Athena charges by data scanned. Partitioning your data and using columnar formats like Parquet can reduce costs by 90% or more. The query charges add up fast on large datasets—I’ve seen bills where a single poorly-optimized query cost more than a month of Redshift running.
Kinesis pricing gets complicated with shards, PUT operations, and extended retention. For simple log aggregation, Firehose is often cheaper because it handles batching efficiently. For real-time applications that need sub-second latency, Data Streams is worth the premium.
Glue has both job pricing and crawler pricing. The crawler costs catch some teams off guard—running crawlers frequently on large buckets adds up. Consider triggering crawlers on schedule rather than continuously for cost control.
EMR is EC2 pricing plus an EMR premium. Spot instances for task nodes dramatically reduce costs for fault-tolerant workloads.

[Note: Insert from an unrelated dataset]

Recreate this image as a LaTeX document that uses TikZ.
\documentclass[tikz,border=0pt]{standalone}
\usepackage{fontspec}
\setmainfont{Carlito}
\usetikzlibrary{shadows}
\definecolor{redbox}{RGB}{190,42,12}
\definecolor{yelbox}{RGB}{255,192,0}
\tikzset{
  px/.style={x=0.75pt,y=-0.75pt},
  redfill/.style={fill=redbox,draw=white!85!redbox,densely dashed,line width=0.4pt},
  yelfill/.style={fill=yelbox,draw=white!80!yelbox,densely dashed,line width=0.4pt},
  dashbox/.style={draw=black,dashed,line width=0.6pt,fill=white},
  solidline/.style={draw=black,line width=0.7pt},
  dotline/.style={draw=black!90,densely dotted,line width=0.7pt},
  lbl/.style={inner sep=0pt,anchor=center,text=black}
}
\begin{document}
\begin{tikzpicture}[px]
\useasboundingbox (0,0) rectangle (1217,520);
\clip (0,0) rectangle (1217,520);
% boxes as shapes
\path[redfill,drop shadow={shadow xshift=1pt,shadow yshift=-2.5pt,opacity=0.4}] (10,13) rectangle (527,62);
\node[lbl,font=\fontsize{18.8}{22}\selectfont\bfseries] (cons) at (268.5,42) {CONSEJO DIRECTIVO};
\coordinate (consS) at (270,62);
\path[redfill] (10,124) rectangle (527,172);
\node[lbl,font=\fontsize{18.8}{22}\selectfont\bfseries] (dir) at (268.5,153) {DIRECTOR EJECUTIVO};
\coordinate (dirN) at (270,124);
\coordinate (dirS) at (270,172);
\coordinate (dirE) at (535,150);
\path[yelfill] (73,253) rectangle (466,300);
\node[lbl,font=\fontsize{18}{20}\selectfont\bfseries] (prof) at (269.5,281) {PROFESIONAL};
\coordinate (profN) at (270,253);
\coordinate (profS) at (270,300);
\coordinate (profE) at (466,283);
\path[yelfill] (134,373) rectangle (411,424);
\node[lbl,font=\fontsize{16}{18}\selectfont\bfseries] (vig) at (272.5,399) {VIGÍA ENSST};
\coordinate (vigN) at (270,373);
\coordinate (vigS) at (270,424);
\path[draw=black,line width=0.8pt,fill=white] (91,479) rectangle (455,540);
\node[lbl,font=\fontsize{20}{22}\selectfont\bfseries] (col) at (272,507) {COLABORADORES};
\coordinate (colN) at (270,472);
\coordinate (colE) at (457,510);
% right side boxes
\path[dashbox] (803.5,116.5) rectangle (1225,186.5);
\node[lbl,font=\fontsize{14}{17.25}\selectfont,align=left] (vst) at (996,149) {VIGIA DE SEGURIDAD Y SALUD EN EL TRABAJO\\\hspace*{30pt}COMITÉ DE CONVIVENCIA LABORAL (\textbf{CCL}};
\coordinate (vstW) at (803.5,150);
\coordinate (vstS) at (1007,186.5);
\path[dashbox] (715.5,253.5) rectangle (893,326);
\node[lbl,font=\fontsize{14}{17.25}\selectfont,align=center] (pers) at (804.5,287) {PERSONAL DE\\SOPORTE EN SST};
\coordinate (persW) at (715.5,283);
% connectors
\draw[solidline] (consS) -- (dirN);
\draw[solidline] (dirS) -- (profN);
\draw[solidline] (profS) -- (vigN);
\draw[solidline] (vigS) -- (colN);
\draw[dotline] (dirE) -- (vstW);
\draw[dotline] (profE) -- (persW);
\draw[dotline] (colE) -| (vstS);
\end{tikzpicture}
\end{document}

The managed scaling feature helps match cluster size to workload, avoiding paying for idle capacity.
OpenSearch clusters run continuously, so rightsizing matters. UltraWarm storage for older data costs a fraction of hot storage. Index lifecycle policies that age data automatically prevent storage costs from growing indefinitely.
QuickSight’s per-user pricing is straightforward but watch the SPICE capacity. You get some SPICE storage included, but exceeding it incurs additional charges that grow with your data volume.
Getting Help
AWS documentation covers each service thoroughly, though the sheer volume can be overwhelming. The architecture blog and “This Is My Architecture” video series show real implementations that help translate theory into practice.
AWS Training offers free digital courses and paid instructor-led training for deeper learning. The Data Analytics specialty certification validates practical knowledge across the analytics portfolio—studying for it is actually a good way to learn the services systematically.
For complex implementations, AWS Professional Services and the partner network bring hands-on expertise. Sometimes paying for experience beats struggling through trial and error, especially when the data pipeline needs to work correctly the first time.